Namenode Handler Configuration Best Practice

HDFS has two configuration parameters, which are dfs.namenode.handler.count  and dfs.namenode.service.handler.count. The blog tries to explain what they are and what value we should set them. Setting them too low causes degraded performance at HDFS layer. Even worse, it can cause namenode or datanode in bad health status or namenode HA constantly has failover. In the namenode log, you might see message like below

INFO org.apache.hadoop.ipc.Server: IPC Server handler xx on 8022 caught an exception java.nio.channels.ClosedChannelException

Also you might see large RPC call queue length when you monitor your namenode through Cloudera Manager. RPC queue length should be 0. 

Namenode is a RPC server that requires a thread pool to handle incoming RPC calls. The number of thread in the pool is controlled by dfs.namenode.handler.count. If dfs.namenode.servicerpc-address is configured (which is also recommended), the namenode starts an extra RPC server to handle the non-client related RPC call, such as from datanodes daemon themselves. That extra RPC server's thread count is controlled by dfs.namenode.service.handler.count. In that case, threads controlled by dfs.namenode.handler.count only handle client RPC call, such as from your MapReduce jobs, HDFS cli commands, etc. 

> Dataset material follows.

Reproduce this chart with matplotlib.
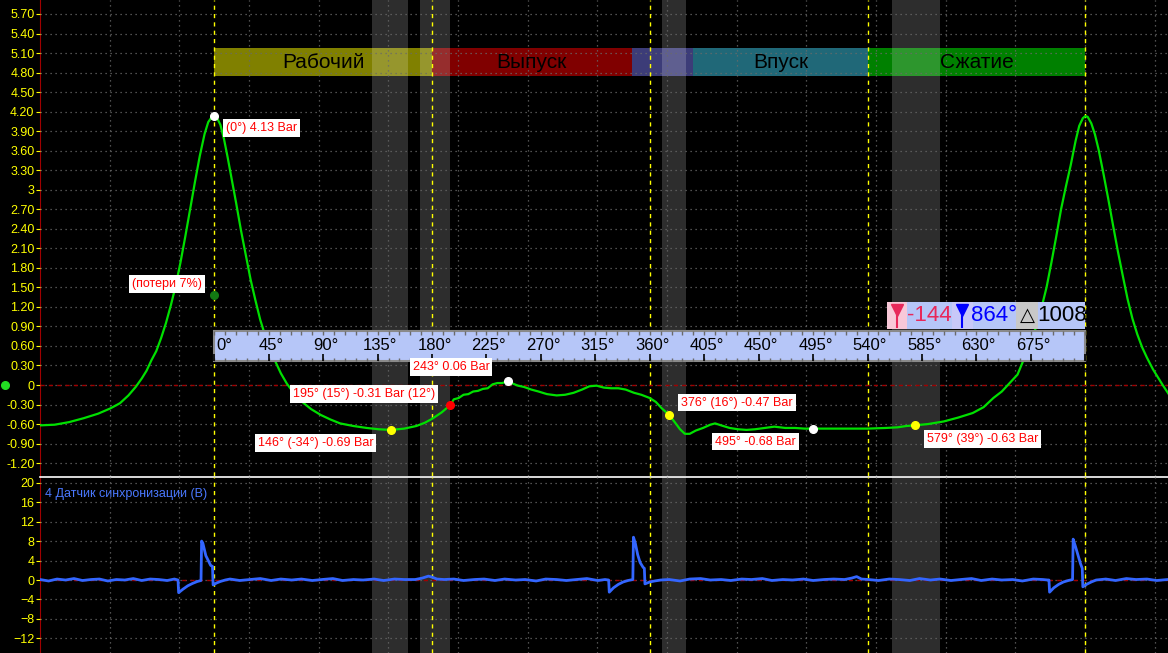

The use of dfs.namenode.service.handler.count was not documented clearly in earlier version of HDFS releases, hence the JIRA

So what is the value we should set for dfs.namenode.handler.count or dfs.namenode.service.handler.count? 

Both dfs.namenode.service.handler.count and dfs.namenode.service.handler.count should be set to the same value, which is ln(num of datanodes) * 20. For example, if your cluster has 100 datanodes, these parameters should be set to 92. By default, they are both 10. But if you use Cloudera Manager to do the installation, Cloudera Manager should set this for you automatically based on the number of datanodes you have in your cluster. But if you add nodes to your cluster after the initial installation, this value should be increased accordingly, one thing that lots of Hadoop administrators miss after expanding their Hadoop cluster.